## PROBLEM STATEMENT
Gather from the listing below each line that includes the word "this", and copy it.

## SOURCE MATERIAL
+--

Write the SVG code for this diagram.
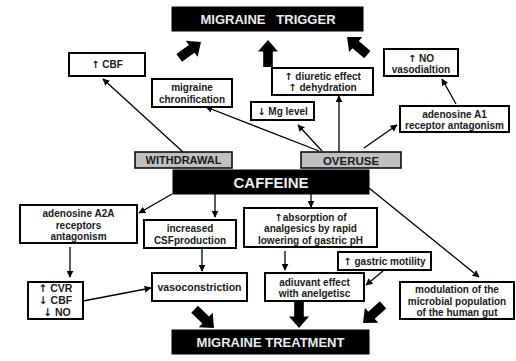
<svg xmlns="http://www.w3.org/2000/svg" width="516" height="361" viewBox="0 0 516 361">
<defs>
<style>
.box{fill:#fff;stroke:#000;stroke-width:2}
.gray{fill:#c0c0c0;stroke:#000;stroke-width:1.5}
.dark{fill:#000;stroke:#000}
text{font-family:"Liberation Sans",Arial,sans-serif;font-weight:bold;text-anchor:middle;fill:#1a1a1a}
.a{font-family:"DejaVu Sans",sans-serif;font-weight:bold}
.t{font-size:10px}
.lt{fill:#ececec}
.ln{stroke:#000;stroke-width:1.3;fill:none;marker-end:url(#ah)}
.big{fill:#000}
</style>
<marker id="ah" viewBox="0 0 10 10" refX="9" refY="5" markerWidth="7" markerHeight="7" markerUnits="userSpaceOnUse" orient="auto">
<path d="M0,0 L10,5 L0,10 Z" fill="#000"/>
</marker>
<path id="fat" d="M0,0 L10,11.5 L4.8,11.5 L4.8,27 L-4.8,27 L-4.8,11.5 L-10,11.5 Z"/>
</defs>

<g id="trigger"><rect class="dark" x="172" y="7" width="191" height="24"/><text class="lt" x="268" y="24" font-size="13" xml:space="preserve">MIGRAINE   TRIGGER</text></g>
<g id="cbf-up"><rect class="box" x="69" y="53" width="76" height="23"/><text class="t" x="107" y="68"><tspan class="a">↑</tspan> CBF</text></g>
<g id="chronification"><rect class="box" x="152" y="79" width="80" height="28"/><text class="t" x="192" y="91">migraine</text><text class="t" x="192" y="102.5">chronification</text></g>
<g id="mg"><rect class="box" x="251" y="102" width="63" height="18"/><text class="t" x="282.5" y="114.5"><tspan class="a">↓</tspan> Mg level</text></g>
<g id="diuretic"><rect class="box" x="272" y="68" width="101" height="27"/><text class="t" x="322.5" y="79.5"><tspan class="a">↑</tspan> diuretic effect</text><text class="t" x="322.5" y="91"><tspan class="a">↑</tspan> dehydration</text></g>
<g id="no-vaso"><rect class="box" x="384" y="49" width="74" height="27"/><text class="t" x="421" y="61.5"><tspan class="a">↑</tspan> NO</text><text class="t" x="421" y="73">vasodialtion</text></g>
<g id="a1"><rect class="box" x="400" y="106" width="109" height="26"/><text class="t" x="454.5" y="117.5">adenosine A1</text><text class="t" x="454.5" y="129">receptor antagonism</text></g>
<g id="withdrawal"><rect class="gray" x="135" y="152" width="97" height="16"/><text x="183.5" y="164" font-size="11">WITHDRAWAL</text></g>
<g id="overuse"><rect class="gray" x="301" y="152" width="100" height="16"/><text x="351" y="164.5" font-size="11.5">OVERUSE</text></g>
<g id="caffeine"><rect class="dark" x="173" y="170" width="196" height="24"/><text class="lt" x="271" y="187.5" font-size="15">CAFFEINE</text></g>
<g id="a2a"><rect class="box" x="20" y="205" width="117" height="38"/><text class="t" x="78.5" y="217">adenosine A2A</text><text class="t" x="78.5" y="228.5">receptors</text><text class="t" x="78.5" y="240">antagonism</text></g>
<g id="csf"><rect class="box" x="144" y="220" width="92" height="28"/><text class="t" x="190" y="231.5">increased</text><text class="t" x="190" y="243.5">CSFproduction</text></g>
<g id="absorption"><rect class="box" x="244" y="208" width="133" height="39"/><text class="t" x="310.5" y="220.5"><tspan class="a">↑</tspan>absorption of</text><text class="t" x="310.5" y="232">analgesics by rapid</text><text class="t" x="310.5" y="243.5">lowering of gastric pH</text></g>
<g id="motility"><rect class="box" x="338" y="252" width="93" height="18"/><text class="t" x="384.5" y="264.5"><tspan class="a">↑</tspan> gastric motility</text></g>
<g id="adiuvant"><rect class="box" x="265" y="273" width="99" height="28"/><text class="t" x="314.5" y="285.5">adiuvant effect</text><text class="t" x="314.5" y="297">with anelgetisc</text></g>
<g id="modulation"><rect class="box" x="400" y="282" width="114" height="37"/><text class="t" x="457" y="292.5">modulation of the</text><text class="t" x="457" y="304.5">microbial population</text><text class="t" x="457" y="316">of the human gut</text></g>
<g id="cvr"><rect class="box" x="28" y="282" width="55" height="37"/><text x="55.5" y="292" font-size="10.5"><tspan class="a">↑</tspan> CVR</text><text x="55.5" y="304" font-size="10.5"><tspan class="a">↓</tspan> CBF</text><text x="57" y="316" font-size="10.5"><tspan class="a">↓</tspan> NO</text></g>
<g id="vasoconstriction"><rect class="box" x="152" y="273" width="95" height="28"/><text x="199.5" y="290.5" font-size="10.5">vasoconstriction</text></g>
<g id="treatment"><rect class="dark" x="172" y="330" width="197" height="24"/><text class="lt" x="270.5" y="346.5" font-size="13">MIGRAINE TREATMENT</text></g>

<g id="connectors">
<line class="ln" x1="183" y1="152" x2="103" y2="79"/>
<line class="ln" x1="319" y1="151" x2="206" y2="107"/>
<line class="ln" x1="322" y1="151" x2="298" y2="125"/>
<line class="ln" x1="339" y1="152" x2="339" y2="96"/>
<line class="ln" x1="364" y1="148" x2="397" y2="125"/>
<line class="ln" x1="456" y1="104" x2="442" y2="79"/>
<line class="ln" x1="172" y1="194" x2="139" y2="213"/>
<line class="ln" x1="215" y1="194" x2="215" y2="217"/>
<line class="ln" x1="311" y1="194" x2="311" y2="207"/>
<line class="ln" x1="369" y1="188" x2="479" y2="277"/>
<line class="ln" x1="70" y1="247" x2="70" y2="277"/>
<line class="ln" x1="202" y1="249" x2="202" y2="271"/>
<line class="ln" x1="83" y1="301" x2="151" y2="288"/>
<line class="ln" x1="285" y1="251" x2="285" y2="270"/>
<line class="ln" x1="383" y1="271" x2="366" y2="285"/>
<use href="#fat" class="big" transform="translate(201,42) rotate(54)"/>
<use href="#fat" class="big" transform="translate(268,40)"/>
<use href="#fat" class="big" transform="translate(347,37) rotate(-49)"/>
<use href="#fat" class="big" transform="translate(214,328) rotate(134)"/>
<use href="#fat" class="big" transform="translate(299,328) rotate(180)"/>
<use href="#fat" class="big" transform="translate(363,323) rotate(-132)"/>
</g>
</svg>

+--

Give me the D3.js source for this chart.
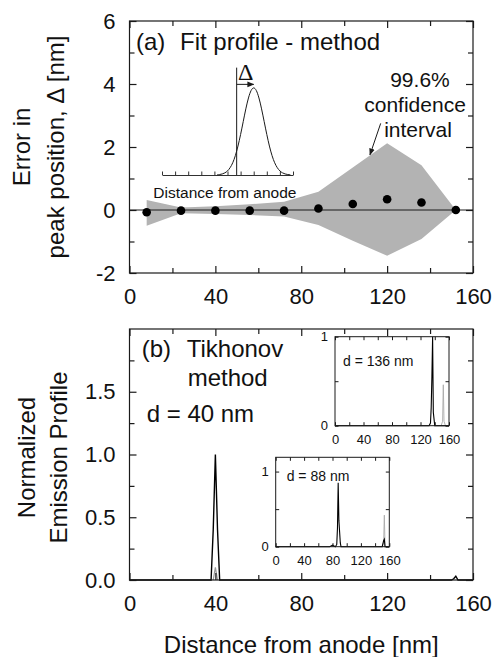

+--

## RESULT
Write the SVG code for this diagram.
Give me the D3.js source for this chart.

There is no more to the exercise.